Of course, if I wanted to treat it like more of a track-day toy then that would be fine, too. The 3.6-litre flat-6 motor makes 480 horsepower, which is more than the Aston and not far-off the figure made by the Gallardo. It takes a little longer to arrive in full thanks to turbo lag (the latest Porsche Turbo model nullifies this somewhat thanks to its new variable-vane turbo geometry), but when it does at around 6,000 r.p.m., you’d better be ready. While the 911 may seem a little softer on the surface than a Gallardo, it packs a big wallop and with both axles providing motive force, it will get shoot you towards the horizon at a brisk rate. And all the while, you have that unmistakable thrash of a sound that’s the flat-6 on full-chat, a sound that Porsches will be remembered for decades from now.

Of all the cars here, the Porsche has to be the quintessential opposite of the GT-R, which is probably why that of all the cars here—except, perhaps, the Murciélago—the Porsche was the car that I felt I really needed more time in. More precisely, it’s the car that I felt I really needed some track time in, and that’s not because this particular model has a set of aftermarket racing shock absorbers and springs. 911s are like that; because of their unique chassis alignment, it takes a little longer to learn the nuances of having that weight aft of the rear axles.
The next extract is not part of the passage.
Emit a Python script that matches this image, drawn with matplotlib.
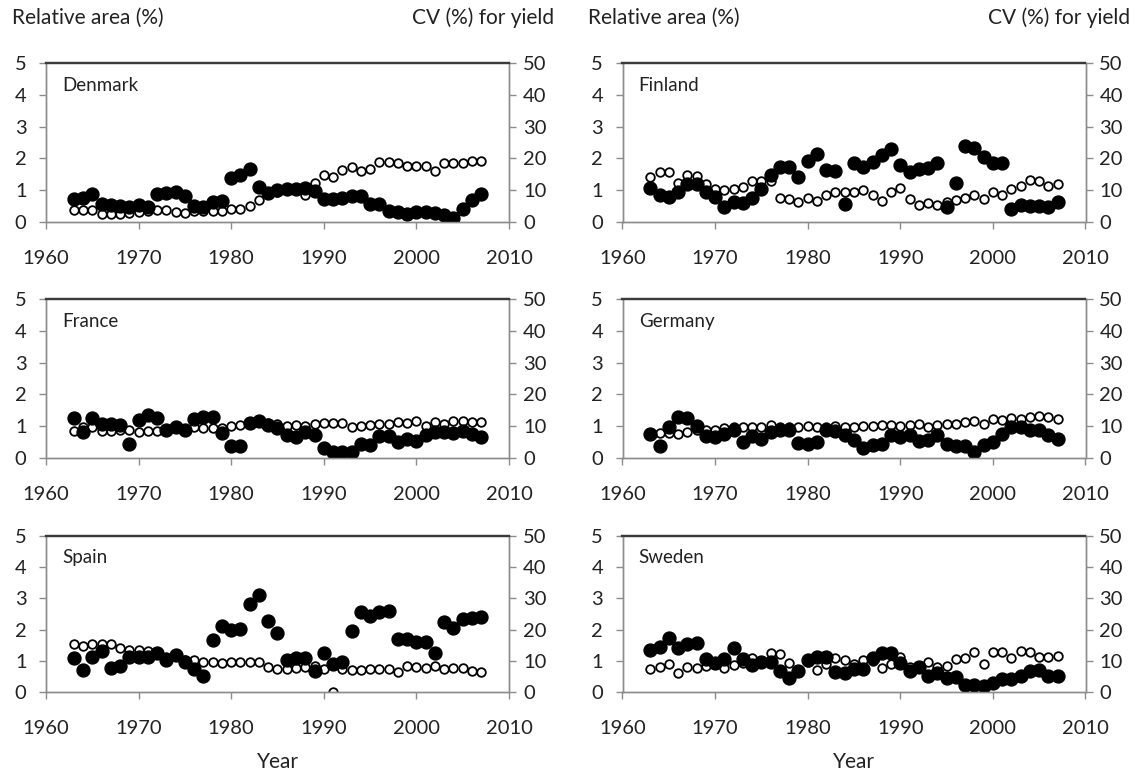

That being said, once you do, you’ll find a supremely well-balanced chassis that has pressed on through the generations and won races worldwide, even after they were told that it would never work.

{ 2 comments… read them below or add one }

Ian June 21, 2012 at 2:34 pm

Why do they make all these exotics look like ricers? It’s heartbreaking to look at the paint job and cheesy bodykit they put on the Aston and Porsche. Makes me think these guys built the cars from various parts they got from the write-offs!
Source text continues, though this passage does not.